=== Exercise instructions ===
Go through the data below. Pull out every line that has the word "this".

=== Provided data ===

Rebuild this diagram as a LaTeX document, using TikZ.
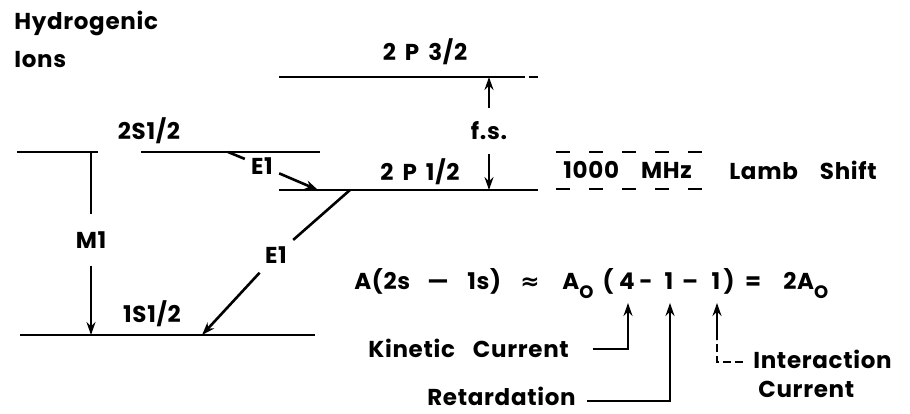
\documentclass[tikz,border=0pt]{standalone}
\usepackage{fontspec}
\setmainfont{Poppins}[LetterSpace=3]
\newfontfamily\dv{DejaVu Sans}
\usetikzlibrary{arrows.meta}
\begin{document}
\begin{tikzpicture}[x=1pt,y=-1pt,line width=2.6pt,
  tx/.style={font=\fontsize{23}{26}\selectfont\bfseries, inner sep=0pt, anchor=base},
  lab/.style={font=\fontsize{23}{26}\selectfont\bfseries, fill=white, inner xsep=5pt, inner ysep=6pt},
  arr/.style={-{Stealth[length=13pt,width=9pt]}}]
\useasboundingbox (0,0) rectangle (910,414);
% titles
\node[tx,anchor=base west] (hyd) at (13,30) {Hydrogenic};
\node[tx,anchor=base west] (ions) at (13,68) {Ions};
% levels
\coordinate (s2a) at (17,152); \coordinate (s2b) at (98,152);
\coordinate (s2c) at (141,152); \coordinate (s2d) at (320,152);
\draw (s2a) -- (s2b); \draw (s2c) -- (s2d);
\coordinate (p3a) at (279,77); \coordinate (p3b) at (525,77);
\coordinate (p3c) at (529,77); \coordinate (p3d) at (538,77);
\draw (p3a) -- (p3b); \draw (p3c) -- (p3d);
\coordinate (p1a) at (279,190); \coordinate (p1b) at (538,190);
\draw (p1a) -- (p1b);
\coordinate (s1a) at (20,335); \coordinate (s1b) at (315,335);
\draw (s1a) -- (s1b);
% level labels
\node[tx] (l2s) at (149,140) {2S1/2};
\node[tx] (l2p3) at (425,61) {2\hspace{9pt}P\hspace{9pt}3/2};
\node[tx] (l2p1) at (420,181) {2\hspace{9pt}P\hspace{9pt}1/2};
\node[tx] (l1s) at (152,322) {1S1/2};
% M1
\coordinate (m1t) at (91,152); \coordinate (m1b) at (91,335);
\node[lab,inner ysep=16pt,inner xsep=3pt] (m1) at (91,240) {M1};
\draw (m1t) -- (m1);
\draw[arr] (m1) -- (m1b);
% E1 upper
\coordinate (e1at) at (228,152); \coordinate (e1ab) at (318,190);
\node[lab,inner xsep=5pt,inner ysep=2pt] (e1a) at (262,166) {E1};
\draw (e1at) -- (e1a);
\draw[arr] (e1a) -- (e1ab);
% E1 lower
\coordinate (e1bt) at (350,190); \coordinate (e1bb) at (202,335);
\node[lab,inner xsep=5pt,inner ysep=8pt] (e1b) at (276,255) {E1};
\draw (e1bt) -- (e1b);
\draw[arr] (e1b) -- (e1bb);
% fine structure
\coordinate (fst) at (489,77); \coordinate (fsb) at (489,190);
\node[lab,inner ysep=13pt,inner xsep=2pt] (fs) at (489,131) {f.s.};
\draw[arr] (fs) -- (fst);
\draw[arr] (fs) -- (fsb);
% Lamb shift
\coordinate (lsa) at (556,152); \coordinate (lsb) at (710,152);
\coordinate (lsc) at (556,189); \coordinate (lsd) at (710,189);
\draw[dash pattern=on 14pt off 19pt] (lsa) -- (lsb);
\draw[dash pattern=on 14pt off 19pt] (lsc) -- (lsd);
\node[tx,anchor=base west] (mhz) at (562,179) {1000\hspace{22pt}MHz};
\node[tx,anchor=base west] (lamb) at (728,180) {Lamb\hspace{22pt}Shift};
% equation
\node[tx,anchor=base west] (eqa) at (353,289) {A(2s};
\node[tx] (eqb) at (438,289) {—};
\node[tx,anchor=base west] (eqc) at (466,289) {1s)};
\node[tx] (eqd) at (530,289) {{\dv\bfseries ≈}};
\node[tx,anchor=base west] (eqe) at (561,289) {A\raisebox{-9pt}{\fontsize{18}{18}\selectfont O}};
\node[tx] (eqf) at (608,289) {(};
\node[tx] (eq4) at (627,289) {4};
\node[tx] (eqg) at (646,289) {-};
\node[tx] (eqone) at (669,289) {1};
\node[tx] (eqh) at (690,289) {–};
\node[tx] (eqtwo) at (716,289) {1};
\node[tx] (eqi) at (729,289) {)};
\node[tx] (eqj) at (753,289) {=};
\node[tx,anchor=base west] (eqk) at (782,289) {2A\raisebox{-9pt}{\fontsize{18}{18}\selectfont O}};
% annotations
\node[tx,anchor=base west] (kin) at (367,357) {Kinetic\hspace{18pt}Current};
\node[tx,anchor=base west] (ret) at (426,405) {Retardation};
\node[tx,anchor=base west] (int1) at (752,368) {Interaction};
\node[tx,anchor=base west] (int2) at (757,397) {Current};
\coordinate (k1) at (593,349); \coordinate (k2) at (628,349); \coordinate (k3) at (628,303);
\draw[arr] (k1) -- (k2) -- (k3);
\coordinate (r1) at (587,401); \coordinate (r2) at (670,401); \coordinate (r3) at (670,303);
\draw[arr] (r1) -- (r2) -- (r3);
\coordinate (i1) at (743,362); \coordinate (i2) at (717,362); \coordinate (i3) at (717,340); \coordinate (i4) at (717,303);
\draw[dash pattern=on 8pt off 4pt] (i1) -- (i2) -- (i3);
\draw[arr] (i3) -- (i4);
\end{tikzpicture}
\end{document}
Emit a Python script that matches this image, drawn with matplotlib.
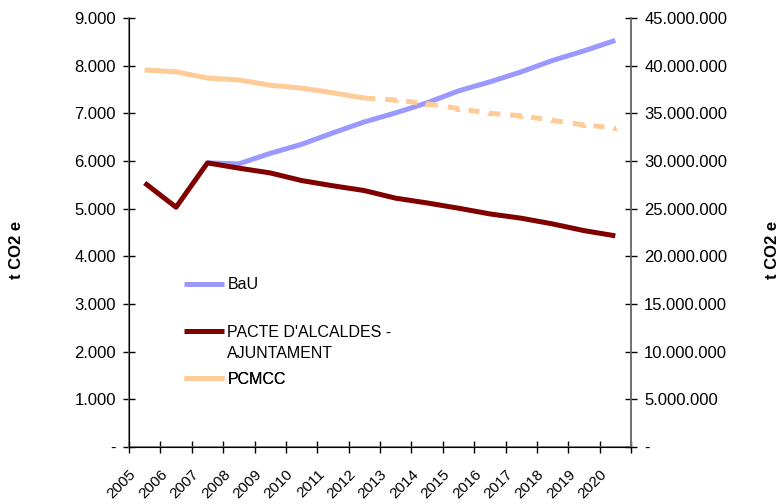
import numpy as np
import matplotlib
matplotlib.use('Agg')
import matplotlib.pyplot as plt
from matplotlib.lines import Line2D
from matplotlib.ticker import FuncFormatter

plt.rcParams['font.family'] = ['Liberation Sans', 'DejaVu Sans']

# Data (t CO2 e)
years = [2005, 2006, 2007, 2008, 2009, 2010, 2011, 2012,
         2013, 2014, 2015, 2016, 2017, 2018, 2019, 2020]
bau_years = years[2:]
bau = [5960, 5940, 6160, 6350, 6590, 6820, 7010, 7220,
       7470, 7660, 7870, 8110, 8310, 8530]
pacte = [5540, 5030, 5960, 5850, 5750, 5590, 5480, 5380,
         5220, 5120, 5010, 4890, 4800, 4680, 4540, 4430]
pcmcc = [7910, 7870, 7740, 7700, 7590, 7530, 7430, 7320,
         7280, 7200, 7100, 7000, 6950, 6850, 6760, 6690]
n_solid = 8   # PCMCC solid up to 2012, dashed afterwards

left_ticks = np.arange(0, 9001, 1000)
right_ticks = np.arange(0, 45000001, 5000000)

c_bau = '#9999ff'
c_pacte = '#800000'
c_pcmcc = '#ffcc99'


def dot_thousands(v, pos):
    if v == 0:
        return '-'
    return '{:,.0f}'.format(v).replace(',', '.')


fig = plt.figure(figsize=(7.82, 5.04), dpi=100)
ax = fig.add_axes([129/782, 1 - 447/504, 502/782, 429/504])

xi = np.arange(len(years))
xb = np.array([years.index(y) for y in bau_years])

lw = 3.6
l1, = ax.plot(xb, bau, color=c_bau, lw=lw, solid_capstyle='butt')
l2, = ax.plot(xi, pacte, color=c_pacte, lw=lw, solid_capstyle='butt')
l3, = ax.plot(xi[:n_solid], pcmcc[:n_solid], color=c_pcmcc, lw=lw,
              solid_capstyle='butt')
ax.plot(xi[n_solid - 1:], pcmcc[n_solid - 1:], color=c_pcmcc, lw=lw,
        dashes=(2.2, 2.0), dash_capstyle='butt',
        marker='^', markersize=5, markevery=list(range(1, 9)),
        markeredgewidth=0)

ax.set_xlim(-0.5, len(years) - 0.5)
ax.set_ylim(0, 9000)
ax.set_yticks(left_ticks)
ax.yaxis.set_major_formatter(FuncFormatter(dot_thousands))
ax.set_xticks(np.arange(len(years) + 1) - 0.5)
ax.set_xticklabels([str(y) for y in years] + [''], rotation=45,
                   ha='right', rotation_mode='anchor')

ax.spines['top'].set_visible(False)
for s in ['left', 'bottom', 'right']:
    ax.spines[s].set_color('#707070')
    ax.spines[s].set_linewidth(1.2)
ax.tick_params(axis='y', direction='inout', length=9, width=1,
               labelsize=12, pad=5, colors='black')
ax.tick_params(axis='x', direction='inout', length=9, width=1,
               labelsize=11, pad=10)
ax.set_ylabel('t CO2 e', fontsize=12, fontweight='bold')
ax.yaxis.set_label_coords(-0.209, 0.46)

ax2 = ax.twinx()
ax2.set_ylim(0, 45000000)
ax2.set_yticks(right_ticks)
ax2.yaxis.set_major_formatter(FuncFormatter(dot_thousands))
ax2.spines['top'].set_visible(False)
ax2.spines['right'].set_color('#707070')
ax2.spines['right'].set_linewidth(1.2)
ax2.tick_params(axis='y', direction='inout', length=9, width=1,
                labelsize=12, pad=5)
ax2.set_ylabel('t CO2 e', fontsize=12, fontweight='bold')
ax2.yaxis.set_label_coords(1.267, 0.46)

# legend entries, placed one by one like the original
blank = Line2D([], [], color='none')
entries = [(l1, 'BaU', 0.378),
           (l2, "PACTE D'ALCALDES -", 0.268),
           (blank, 'AJUNTAMENT', 0.217),
           (l3, 'PCMCC', 0.158)]
for h, lab, yy in entries:
    lg = ax2.legend([h], [lab], loc='center left', bbox_to_anchor=(0.11, yy),
                    frameon=False, fontsize=11.5, handlelength=2.5,
                    handletextpad=0.2, borderpad=0, borderaxespad=0)
    ax2.add_artist(lg)

fig.savefig('out.png', dpi=100)
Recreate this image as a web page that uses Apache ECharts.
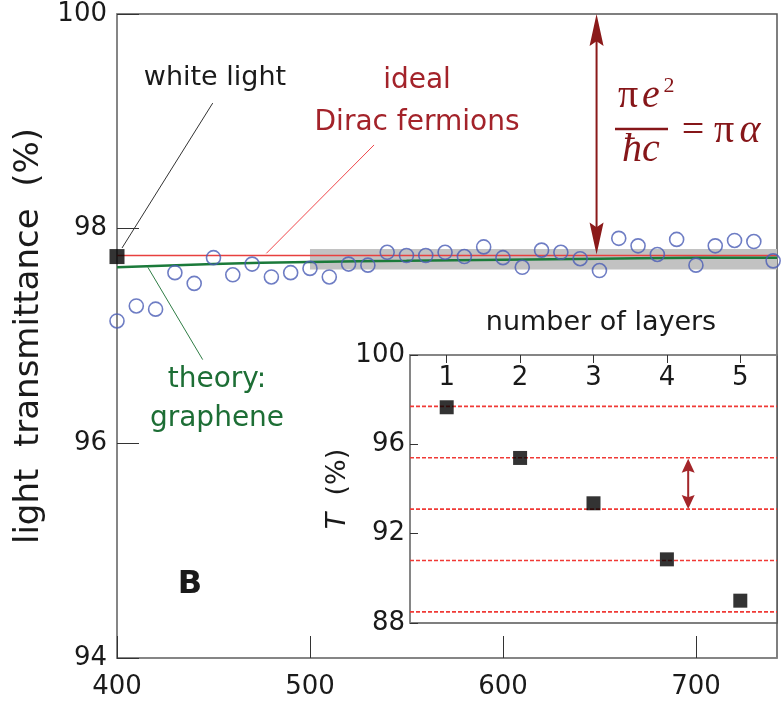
<!DOCTYPE html>
<html>
<head>
<meta charset="utf-8">
<script src="https://cdn.jsdelivr.net/npm/echarts@6/dist/echarts.min.js"></script>
<style>html,body{margin:0;padding:0;background:#fff}#c{width:783px;height:706px}</style>
</head>
<body>
<div id="c"></div>
<script>
// ---- data ----
const wavelengths = [400,410,420,430,440,450,460,470,480,490,500,510,520,530,540,550,560,570,580,590,600,610,620,630,640,650,660,670,680,690,700,710,720,730,740];
const transmittance = [97.14,97.28,97.25,97.59,97.49,97.73,97.57,97.67,97.55,97.59,97.63,97.55,97.67,97.66,97.78,97.75,97.75,97.78,97.74,97.83,97.73,97.64,97.80,97.78,97.72,97.61,97.91,97.84,97.76,97.90,97.66,97.84,97.89,97.88,97.70];
const whiteLight = [400, 97.74];
const idealX = [400, 742];
const idealT = [97.75, 97.75];
const theoryX = [400, 450, 500, 550, 600, 650, 700, 742];
const theoryT = [97.64, 97.67, 97.69, 97.70, 97.71, 97.72, 97.73, 97.73];
const bandX = [500, 742];
const bandT = [97.62, 97.81];
const mainArrow = [648.5, 97.76, 100];
const layers = [1, 2, 3, 4, 5];
const layerT = [97.66, 95.39, 93.36, 90.85, 89.0];
const layerRefLines = [97.7, 95.4, 93.1, 90.8, 88.5];
const layerRefX = [0.5, 5.5];
const insetArrow = [4.29, 93.1, 95.36];
const whiteLeader = [[449.6, 99.17], [402.6, 97.82]];
const idealLeader = [[533.2, 98.78], [477.4, 97.77]];
const theoryLeader = [[444.4, 96.78], [416.0, 97.64]];

const FONT = 'DejaVu Sans';
const chart = echarts.init(document.getElementById('c'), null, {renderer: 'canvas'});

function arrowRenderer(color, headLen, headW, lw) {
  return function (params, api) {
    const x = api.value(0), lo = api.value(1), hi = api.value(2);
    const pLo = api.coord([x, lo]);
    const pHi = api.coord([x, hi]);
    const cx = pLo[0];
    return {
      type: 'group',
      children: [
        {type: 'line', shape: {x1: cx, y1: pHi[1] + headLen * 0.8, x2: cx, y2: pLo[1] - headLen * 0.8},
          style: {stroke: color, lineWidth: lw}},
        {type: 'polygon', shape: {points: [[cx, pHi[1]], [cx - headW / 2, pHi[1] + headLen], [cx, pHi[1] + headLen * 0.85], [cx + headW / 2, pHi[1] + headLen]]},
          style: {fill: color}},
        {type: 'polygon', shape: {points: [[cx, pLo[1]], [cx - headW / 2, pLo[1] - headLen], [cx, pLo[1] - headLen * 0.85], [cx + headW / 2, pLo[1] - headLen]]},
          style: {fill: color}}
      ]
    };
  };
}

const txt = (text, x, y, size, color, extra) => ({
  type: 'text', z: 50,
  style: Object.assign({text: text, x: x, y: y, align: 'center', verticalAlign: 'middle',
    fontSize: size, fontFamily: FONT, fill: color}, extra || {})
});
const FCOL = '#861619';
const SERIF = 'Liberation Serif';
const ftxt = (text, x, y, size, italic) => ({
  type: 'text', z: 50,
  style: {text: text, x: x, y: y, align: 'center', verticalAlign: 'middle', fontSize: size,
    fontFamily: SERIF, fontStyle: italic ? 'italic' : 'normal', fill: FCOL}
});

const refLineSeries = layerRefLines.map((v, k) => ({
  type: 'line', name: 'ref' + k, xAxisIndex: 1, yAxisIndex: 1, z: 3, symbol: 'none', silent: true,
  data: layerRefX.map(x => [x, v]),
  lineStyle: {color: '#f03a36', width: 1.6, type: [4, 2]}
}));

const option = {
  animation: false,
  backgroundColor: '#fff',
  grid: [
    {left: 117, top: 14, right: 6, bottom: 48, show: true, borderColor: '#555', borderWidth: 1.5, backgroundColor: 'transparent'},
    {left: 410, top: 355, right: 6, bottom: 83, show: true, borderColor: '#555', borderWidth: 1.5, backgroundColor: '#fff'}
  ],
  xAxis: [
    {gridIndex: 0, type: 'value', min: 400, max: 742, interval: 100,
      axisLine: {lineStyle: {color: '#888', width: 1.5}},
      axisTick: {inside: true, length: 22, lineStyle: {color: '#333', width: 1}},
      axisLabel: {margin: 16, fontSize: 26, fontFamily: FONT, color: '#1a1a1a', showMaxLabel: false},
      splitLine: {show: false}},
    {gridIndex: 1, type: 'value', min: 0.5, max: 5.5, position: 'top',
      axisLine: {lineStyle: {color: '#888', width: 1.5}},
      axisTick: {inside: true, length: 8, customValues: layers, lineStyle: {color: '#333', width: 1}},
      axisLabel: {inside: true, margin: 10, customValues: layers, fontSize: 26, fontFamily: FONT, color: '#1a1a1a'},
      splitLine: {show: false}}
  ],
  yAxis: [
    {gridIndex: 0, type: 'value', min: 94, max: 100, interval: 2,
      name: 'light  transmittance  (%)', nameLocation: 'middle', nameRotate: 90, nameGap: 54,
      nameTextStyle: {fontSize: 34, fontFamily: FONT, color: '#1a1a1a'},
      axisLine: {lineStyle: {color: '#888', width: 1.5}},
      axisTick: {inside: true, length: 22, lineStyle: {color: '#333', width: 1}},
      axisLabel: {margin: 10, fontSize: 26, fontFamily: FONT, color: '#1a1a1a'},
      splitLine: {show: false}},
    {gridIndex: 1, type: 'value', min: 88, max: 100, interval: 4,
      name: '{i|T}  (%)', nameLocation: 'middle', nameRotate: 90, nameGap: 44,
      nameTextStyle: {fontSize: 27, fontFamily: FONT, color: '#1a1a1a',
        rich: {i: {fontSize: 27, fontFamily: FONT, fontStyle: 'italic', color: '#1a1a1a'}}},
      axisLine: {lineStyle: {color: '#888', width: 1.5}},
      axisTick: {inside: true, length: 8, lineStyle: {color: '#333', width: 1}},
      axisLabel: {margin: 5, fontSize: 26, fontFamily: FONT, color: '#1a1a1a'},
      splitLine: {show: false}}
  ],
  series: [
    {type: 'line', name: 'ideal', xAxisIndex: 0, yAxisIndex: 0, z: 3,
      data: idealX.map((x, i) => [x, idealT[i]]), symbol: 'none',
      lineStyle: {color: '#e8403f', width: 1.5},
      markArea: {silent: true, itemStyle: {color: '#c2c2c2'},
        data: [[{coord: [bandX[0], bandT[0]]}, {coord: [bandX[1], bandT[1]]}]]}},
    {type: 'line', name: 'theory', xAxisIndex: 0, yAxisIndex: 0, z: 4, smooth: true,
      data: theoryX.map((x, i) => [x, theoryT[i]]), symbol: 'none',
      lineStyle: {color: '#1b7a3a', width: 2.5}},
    {type: 'scatter', name: 'measured', xAxisIndex: 0, yAxisIndex: 0, z: 5, clip: true,
      data: wavelengths.map((x, i) => [x, transmittance[i]]),
      symbol: 'circle', symbolSize: 14,
      itemStyle: {color: 'rgba(255,255,255,0)', borderColor: '#4a5cb5', borderWidth: 1.6}},
    {type: 'line', name: 'leaderWhite', xAxisIndex: 0, yAxisIndex: 0, z: 6, data: whiteLeader,
      symbol: 'none', lineStyle: {color: '#333', width: 1}},
    {type: 'line', name: 'leaderIdeal', xAxisIndex: 0, yAxisIndex: 0, z: 6, data: idealLeader,
      symbol: 'none', lineStyle: {color: '#f0484c', width: 1}},
    {type: 'line', name: 'leaderTheory', xAxisIndex: 0, yAxisIndex: 0, z: 6, data: theoryLeader,
      symbol: 'none', lineStyle: {color: '#2f7d45', width: 1}},
    {type: 'scatter', name: 'white light', xAxisIndex: 0, yAxisIndex: 0, z: 7, clip: false,
      data: [whiteLight], symbol: 'rect', symbolSize: 15, itemStyle: {color: '#000'}},
    {type: 'custom', name: 'arrowMain', xAxisIndex: 0, yAxisIndex: 0, z: 8, clip: false,
      data: [mainArrow], encode: {x: 0, y: [1, 2]},
      renderItem: arrowRenderer('#8b1a1a', 32, 14, 2)},
    ...refLineSeries,
    {type: 'scatter', name: 'layers', xAxisIndex: 1, yAxisIndex: 1, z: 5,
      data: layers.map((n, i) => [n, layerT[i]]), symbol: 'rect', symbolSize: 14,
      itemStyle: {color: '#000'}},
    {type: 'custom', name: 'arrowInset', xAxisIndex: 1, yAxisIndex: 1, z: 8, clip: false,
      data: [insetArrow], encode: {x: 0, y: [1, 2]},
      renderItem: arrowRenderer('#a3262a', 14, 13, 2)}
  ],
  graphic: [
    txt('white light', 215, 78, 27, '#1a1a1a'),
    txt('ideal', 417, 81, 28, '#a3232a'),
    txt('Dirac fermions', 417, 123, 28, '#a3232a'),
    txt('theory:', 217, 380, 28, '#1d6e35'),
    txt('graphene', 217, 419, 28, '#1d6e35'),
    txt('B', 190, 585, 32, '#1a1a1a', {fontWeight: 'bold'}),
    txt('number of layers', 601, 323, 27, '#1a1a1a'),
    ftxt('π', 628, 96, 40, false),
    ftxt('e', 651, 96, 40, true),
    ftxt('2', 669, 86, 22, false),
    {type: 'line', z: 50, shape: {x1: 615, y1: 129, x2: 668, y2: 129}, style: {stroke: FCOL, lineWidth: 2.5}},
    ftxt('ħc', 641, 150, 40, true),
    ftxt('=', 693, 131, 40, false),
    ftxt('π', 724, 131, 40, false),
    ftxt('α', 750, 131, 40, true)
  ]
};
chart.setOption(option);
</script>
</body>
</html>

=== Solution to the problem ===
Rebuild this diagram as a LaTeX document, using TikZ.
Emit a Python script that matches this image, drawn with matplotlib.
Recreate this image as a web page that uses Apache ECharts.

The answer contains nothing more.